Holding companies to account: criticism of the current criminal framework
Over time and bit by bit the UK’s approach to corporate criminal liability is being narrowed. The issue has long been debated with many commentators agreeing that the current criminal legal framework is far from satisfactory at holding corporate organisations to account for instances of criminality when those crimes are committed on behalf of, or in the name of, the company.
Whilst there are several ways that a company can commit a criminal offence the real problem arises from the difficulties associated with prosecuting companies through use of what is termed the “identification principle”. It is this principle that is frequently cited by prosecuting agencies as a bar to prosecution. And it is often this principle which proves to be the stumbling block in cases which are actually prosecuted.
In order to convict a company for a criminal offence proof of a particular mental state is required. The identification principle requires that someone representing the company’s “directing mind and will” has the relevant state of mind, whether it be intention, recklessness or dishonesty. This has proven to be particularly difficult to demonstrate cases involving large organisations where there are subsidiaries or where the management of the business is often de-centralised away from the board. The problem is less acute with SME’s where management structures are more often centrally led by directors. In this respect some believe that the playing field is not level.
Attempts to get to grips with the perceived issue has been piecemeal and, to many commentators, unsatisfactory. Back in early 2017 the Government announced a call for evidence on corporate criminal liability for economic crime. It sought evidence on the effectiveness of the criminal law in enforcing against large companies for criminal offences and set out five possible options for reform. The results of that review proved inconclusive having received only 62 responses which provided no clear consensus.
The debate took a sizeable step forward in November 2020 when the Law Commission announced that they were due to investigate the wider position on corporate criminal liability (i.e. not limited to economic crime) and at the beginning of June 2021 launched a consultation “seeking views on whether the law relating to corporate liability can be improved so that they appropriately capture and punish criminal offences committed by corporations and their directors or senior management”.
The consultation runs from 9 June to 31 August 2021.
At the conclusion of the consultation the commission will draft an options paper analysing the effectiveness of the current law and recommending improvements.

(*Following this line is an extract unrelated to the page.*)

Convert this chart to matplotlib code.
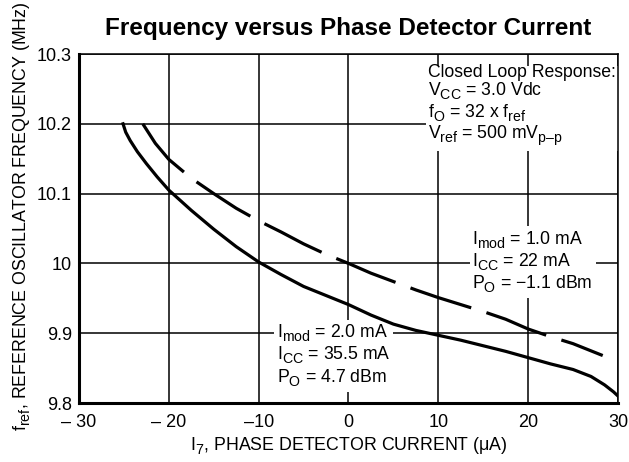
import matplotlib
matplotlib.use("Agg")
import matplotlib.pyplot as plt
import matplotlib._mathtext as mt

plt.rcParams['font.family'] = ['Liberation Sans', 'DejaVu Sans']
plt.rcParams['mathtext.fontset'] = 'custom'
plt.rcParams['mathtext.rm'] = 'Liberation Sans'
# indices un peu plus gros et plus bas, comme sur la fiche technique
mt.SHRINK_FACTOR = 0.8
mt.FontConstantsBase.sub1 = 0.45

# courbe Imod = 2.0 mA (trait plein)
i_solid = [-25.1, -24.8, -24.3, -23.5, -22.5, -21.3, -20, -17.5, -15, -12.5, -10, -7.5,
           -5, -2.5, 0, 2.5, 5, 7.5, 10, 12.5, 15, 17.5, 20, 22.5, 25, 27, 28.5, 29.5, 30]
f_solid = [10.2, 10.188, 10.176, 10.16, 10.143, 10.124, 10.105, 10.076, 10.049, 10.024,
           10.002, 9.984, 9.967, 9.954, 9.941, 9.926, 9.913, 9.904, 9.897, 9.890, 9.882,
           9.874, 9.865, 9.856, 9.848, 9.838, 9.826, 9.816, 9.81]

# courbe Imod = 1.0 mA (tirets)
i_dash = [-22.9, -21.5, -20, -17.5, -15, -12.5, -10, -7.5, -5, -2.5, 0, 2.5, 5,
          7.5, 10, 12.5, 15, 17.5, 20, 22.5, 25, 28.3]
f_dash = [10.2, 10.172, 10.149, 10.122, 10.100, 10.079, 10.061, 10.045, 10.028, 10.013,
          10.0, 9.986, 9.974, 9.962, 9.951, 9.941, 9.931, 9.920, 9.906, 9.895, 9.885, 9.868]

xticks = [-30, -20, -10, 0, 10, 20, 30]
xticklabels = ['\u2013 30', '\u2013 20', '\u201310', '0', '10', '20', '30']
yticks = [9.8, 9.9, 10.0, 10.1, 10.2, 10.3]
yticklabels = ['9.8', '9.9', '10', '10.1', '10.2', '10.3']

fig = plt.figure(figsize=(6.29, 4.62), dpi=100)
ax = fig.add_axes([0.1256, 0.1277, 0.8569, 0.7554])

ax.plot(i_solid, f_solid, color='black', lw=2.3, zorder=3)
ax.plot(i_dash, f_dash, color='black', lw=2.3, dashes=(20, 5), zorder=3)

ax.set_xlim(-30, 30)
ax.set_ylim(9.8, 10.3)
ax.set_xticks(xticks)
ax.set_xticklabels(xticklabels)
ax.set_yticks(yticks)
ax.set_yticklabels(yticklabels)
ax.tick_params(length=0, labelsize=13)
ax.tick_params(axis='x', pad=8)
ax.tick_params(axis='y', pad=5)
ax.grid(True, color='black', lw=1.1)
ax.set_axisbelow(True)
for s in ['left', 'bottom']:
    ax.spines[s].set_linewidth(2.2)
for s in ['top', 'right']:
    ax.spines[s].set_linewidth(1.1)

ax.set_xlabel(r'$\mathregular{I_7}$, PHASE DETECTOR CURRENT ($\mathregular{\mu}$A)', fontsize=12.8, labelpad=3)
ax.set_ylabel(r'$\mathregular{f_{ref}}$, REFERENCE OSCILLATOR FREQUENCY (MHz)', fontsize=12.8)
ax.yaxis.set_label_coords(-0.0855, 0.536)
ax.set_title('Frequency versus Phase Detector Current', fontsize=17.5, fontweight='bold', pad=14)

box = dict(facecolor='white', edgecolor='none', pad=2)
ax.text(8.9, 10.286, 'Closed Loop Response:\n'
        r'$\mathregular{V_{CC}}$ = 3.0 Vdc' '\n'
        r'$\mathregular{f_O}$ = 32 x $\mathregular{f_{ref}}$' '\n'
        r'$\mathregular{V_{ref}}$ = 500 m$\mathregular{V_{p' '\u2013' r'p}}$',
        fontsize=12.7, va='top', ha='left', bbox=box, linespacing=1.0, zorder=2)
ax.text(13.8, 10.049, r'$\mathregular{I_{mod}}$ = 1.0 mA' '\n'
        r'$\mathregular{I_{CC}}$ = 22 mA' '\n'
        r'$\mathregular{P_O}$ = ' '\u22121.1 dBm',
        fontsize=12.7, va='top', ha='left', bbox=box, linespacing=1.05, zorder=2)
ax.text(-8.0, 9.915, r'$\mathregular{I_{mod}}$ = 2.0 mA' '\n'
        r'$\mathregular{I_{CC}}$ = 35.5 mA' '\n'
        r'$\mathregular{P_O}$ = 4.7 dBm',
        fontsize=12.7, va='top', ha='left', bbox=box, linespacing=1.05, zorder=2)

fig.savefig('out.png', dpi=100)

It is anticipated that the outcome and options paper will be delivered to government in late 2021.
The Commission specifically recognises that some overseas jurisdictions had a wider basis for corporate criminal liability, for example where the behaviour is intended in part to benefit the employer, or where there is a corporate culture of non-compliance, or the conduct was sanctioned by management.
However, perhaps the most interesting commentary in the Commission’s consultation is reserved for the strict liability “failing to prevent” offences that are currently found in the UK’s Bribery act 2010 and the Criminal Finances Act 2017. These offences were much lauded by prosecutors for rendering a company criminally liable for relevant conduct unless the company can show that they had in place adequate procedures to prevent the conduct complained of.
Dan Stowers, financial crime partner at Shoosmiths comments:
“Change is undoubtedly going to come. This consultation will be welcome news for prosecuting agencies who will undoubtedly continue to press for the replacement of the identification principal. Lisa Osofsky, director of the Serious Fraud Office, has recently maintained that an extension of the “failure to prevent” offences in relation to all forms of economic crime was still at the top of her wish list.
It’s easy to see why, such offences if carefully drafted, would neatly sit and compliment the existing bribery, tax and anti-money laundering regimes. On the other side of the fence such an offence would generate the need for wholesale reviews of business practice and in some instances huge compliance costs to meet the demands of any new offence or offences, therefore expect some resistance from business!”
Charles Arrand, regulatory crime partner at Shoosmiths comments:
“I have little doubt that change is coming, regardless of what submissions are made as part of the consultation. The tide has seemed to be running one way in recent years, starting with the Corporate Manslaughter and Corporate Homicide Act 2007 provisions before we even get to the “failure to prevent” approach more recently. Politicians, media, and the public seem generally aligned in desiring some change. The language with which the consultation was launched seems to leave little doubt that leaving things as they are would not be a satisfactory outcome. The only potential brake (and that, in my view, is on how far reform goes, rather than on whether it will happen) would appear to be the identified concern of “undue burden of compliance” or “disproportionate compliance costs”. It strikes me that if the proposed reform is directed primarily at larger companies any such concerns are likely easily overcome by those who are already committed to effecting change.”
“A bigger question, in my view, is whether an opportunity is being missed because the focus of this consultation is too narrow. It may be that it keeps getting kicked down the road because it is in the “too difficult” box, but maybe the time has come to consider corporate criminal liability in its entirety (for example, whether taking it down a more civil sanctioning route would be more effective), and whether there is a better way of doing it altogether; taking it out of the mainstream criminal system, taking the prosecutorial aspect out of the hands of agency and local regulators and putting into the hands of a specialist central legal function, and creating separate specialist courts to deal with it.”